PIPES: Well, Joie, I think the Israelis are now at a very decisive point. They can choose to continue with the Oslo process that had started in 1993, it's seven years old now, or they can decide that this is defunct. It didn't work. It was a good idea, it looked like a great idea. It was a very attractive idea, but it was a failure.
Personally, I think it is a failure from the American point of view. The Israelis went out of their way to give, to be generous, to overlook the Palestinians not fulfilling their part of the contract. But in the end, what you find is not a Palestinian body politic that's ready to reach out to Israel and make peace, but you see Palestinians who are full of hate and who really in the end want to destroy Israel. So I'm pessimistic personally. I think the Israelis would do best if they were to rethink this whole thing. And I think, as Americans, we want them to. Because insofar as they continue with the peace process, they are signaling the Arabs that they are weak. And if the Arabs get the sense that Israel is really weak, then they might attack. And then we Americans, you know, are in the middle. And we are going to be in a tight spot.
So we want -- we need an Israel that can protect itself, that is seen as strong.
CHEN: Let me talk about thinking and rethinking. That is under way, after all, at this hour in Tel Aviv, the Israeli Cabinet meeting again in emergency session to discuss all these issues right now, even as we speak. What would you look for in their response?
PIPES: Well, the meeting that is taking place now is probably going to be decisive. I look to a -- the key thing for me is, are they going to say, once the violence is over, we're going to return to the negotiations as they were before -- we will basically ignore this. We will basically accept this all-out assault on Israel and make as though if didn't really matter very much -- or are we going to say this is something very important, very decisive, and you cannot be ignored? That's the key.
Are the event of the last 12 days an important factor, or are they something to be discounted?
CHEN: And indeed, all politics is local. The local Israeli politicians looking to Israeli public opinion, is it behind pursuing the Oslo process?
PIPES: We don't know yet.

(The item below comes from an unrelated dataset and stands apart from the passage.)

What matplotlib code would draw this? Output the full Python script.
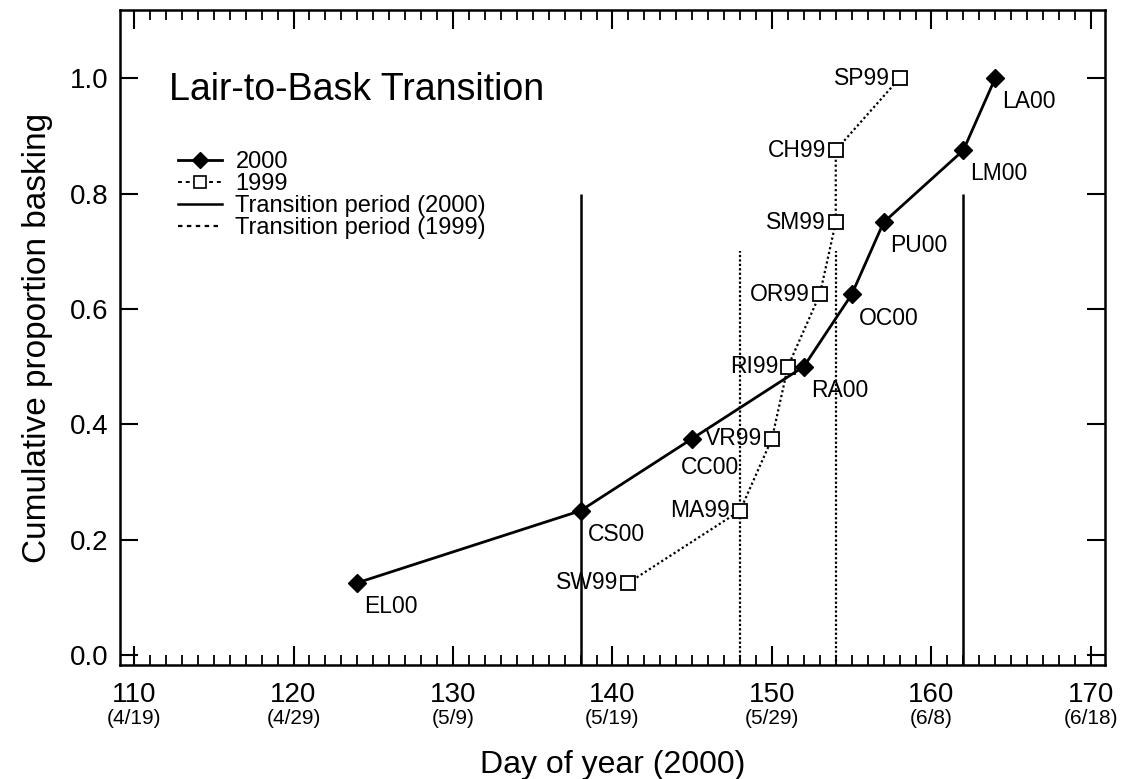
#======= Import ================================
import matplotlib.pyplot as plt
import matplotlib.ticker as mticker
import matplotlib.transforms as mtransforms
from matplotlib.lines import Line2D

plt.rcParams['font.family'] = ['Liberation Sans', 'DejaVu Sans']

#======= Data ================================
days_2000 = [124, 138, 145, 152, 155, 157, 162, 164]
prop_2000 = [0.125, 0.25, 0.375, 0.5, 0.625, 0.75, 0.875, 1.0]
names_2000 = ['EL00', 'CS00', 'CC00', 'RA00', 'OC00', 'PU00', 'LM00', 'LA00']

days_1999 = [141, 148, 150, 151, 153, 154, 154, 158]
prop_1999 = [0.125, 0.25, 0.375, 0.5, 0.625, 0.75, 0.875, 1.0]
names_1999 = ['SW99', 'MA99', 'VR99', 'RI99', 'OR99', 'SM99', 'CH99', 'SP99']

# transition periods: day, top of line
trans_2000 = [138, 162]
trans_2000_top = 0.8
trans_1999 = [148, 154]
trans_1999_top = 0.7

tick_days = [110, 120, 130, 140, 150, 160, 170]
tick_dates = ['(4/19)', '(4/29)', '(5/9)', '(5/19)', '(5/29)', '(6/8)', '(6/18)']
y_ticks = [0.0, 0.2, 0.4, 0.6, 0.8, 1.0]

#======= Plot ================================
fig = plt.figure(figsize=(11.29, 7.79), dpi=100)
ax = fig.add_axes([0.106, 0.146, 0.873, 0.841])

# transition period lines
for d in trans_2000:
    ax.plot([d, d], [-0.02, trans_2000_top], color='black', lw=1.8, solid_capstyle='butt')
for d in trans_1999:
    ax.plot([d, d], [-0.02, trans_1999_top], color='black', lw=1.6, linestyle=(0, (1, 1)))

# 1999 series
ax.plot(days_1999, prop_1999, color='black', lw=1.6, linestyle=(0, (1, 1.2)),
        marker='s', markersize=10, markerfacecolor='white', markeredgecolor='black',
        markeredgewidth=1.3, zorder=3)

# 2000 series
ax.plot(days_2000, prop_2000, color='black', lw=2.0, marker='D', markersize=9,
        markerfacecolor='black', markeredgecolor='black', zorder=4)

# point labels
for d, p, name in zip(days_2000, prop_2000, names_2000):
    if name == 'CC00':
        off = (-8, -21)
    else:
        off = (5, -17)
    ax.annotate(name, (d, p), xytext=off, textcoords='offset points',
                ha='left', va='center', fontsize=16.5)

for d, p, name in zip(days_1999, prop_1999, names_1999):
    ax.annotate(name, (d, p), xytext=(-7, 0), textcoords='offset points',
                ha='right', va='center', fontsize=16.5)

# title inside the plot
ax.text(0.05, 0.878, 'Lair-to-Bask Transition', transform=ax.transAxes,
        fontsize=27, ha='left', va='center')

# legend
handles = [
    Line2D([], [], color='black', lw=2.0, marker='D', markersize=8),
    Line2D([], [], color='black', lw=1.4, linestyle=(0, (2, 2)), marker='s',
           markersize=9, markerfacecolor='white', markeredgewidth=1.2),
    Line2D([], [], color='black', lw=1.8),
    Line2D([], [], color='black', lw=1.6, linestyle=(0, (2, 2))),
]
labels = ['2000', '1999', 'Transition period (2000)', 'Transition period (1999)']
ax.legend(handles, labels, loc='upper left', bbox_to_anchor=(0.042, 0.81),
          frameon=False, fontsize=17, handlelength=1.9, handletextpad=0.55,
          labelspacing=0.0, borderpad=0.2)

# axes
ax.set_xlim(109.1, 170.9)
ax.set_ylim(-0.018, 1.118)
ax.set_xticks(tick_days)
ax.set_xticklabels([str(t) for t in tick_days])
ax.xaxis.set_minor_locator(mticker.MultipleLocator(1))
ax.set_yticks(y_ticks)
ax.set_yticklabels([f'{v:.1f}' for v in y_ticks])

ax.tick_params(axis='x', which='major', direction='in', length=14, width=1.5,
               top=True, bottom=True, labelsize=20, pad=12)
ax.tick_params(axis='x', which='minor', direction='in', length=7, width=1.3,
               top=True, bottom=True)
ax.tick_params(axis='y', which='major', direction='in', length=13, width=1.5,
               left=True, right=True, labelsize=20, pad=8)
for sp in ax.spines.values():
    sp.set_linewidth(1.8)

# date labels under the day numbers
trans = mtransforms.blended_transform_factory(ax.transData, ax.transAxes)
for d, s in zip(tick_days, tick_dates):
    ax.text(d, -0.081, s, transform=trans, ha='center', va='center', fontsize=15)

ax.set_xlabel('Day of year (2000)', fontsize=23, labelpad=30)
ax.set_ylabel('Cumulative proportion basking', fontsize=24, labelpad=12)

fig.savefig('out.png', dpi=100)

What tends to happen is that in times of crisis like this, the Israeli population is disgusted with the process and says enough. But then a week or 10 days later, they say, well, you know, there's really alternative. We'd better go on with it as it is.
The key question is not so much what the instant response is, but what the response will be in a week, two, three.
CHEN: Daniel Pipes, the director of the Middle East Forum, we appreciate for you being us for THE WORLD TODAY.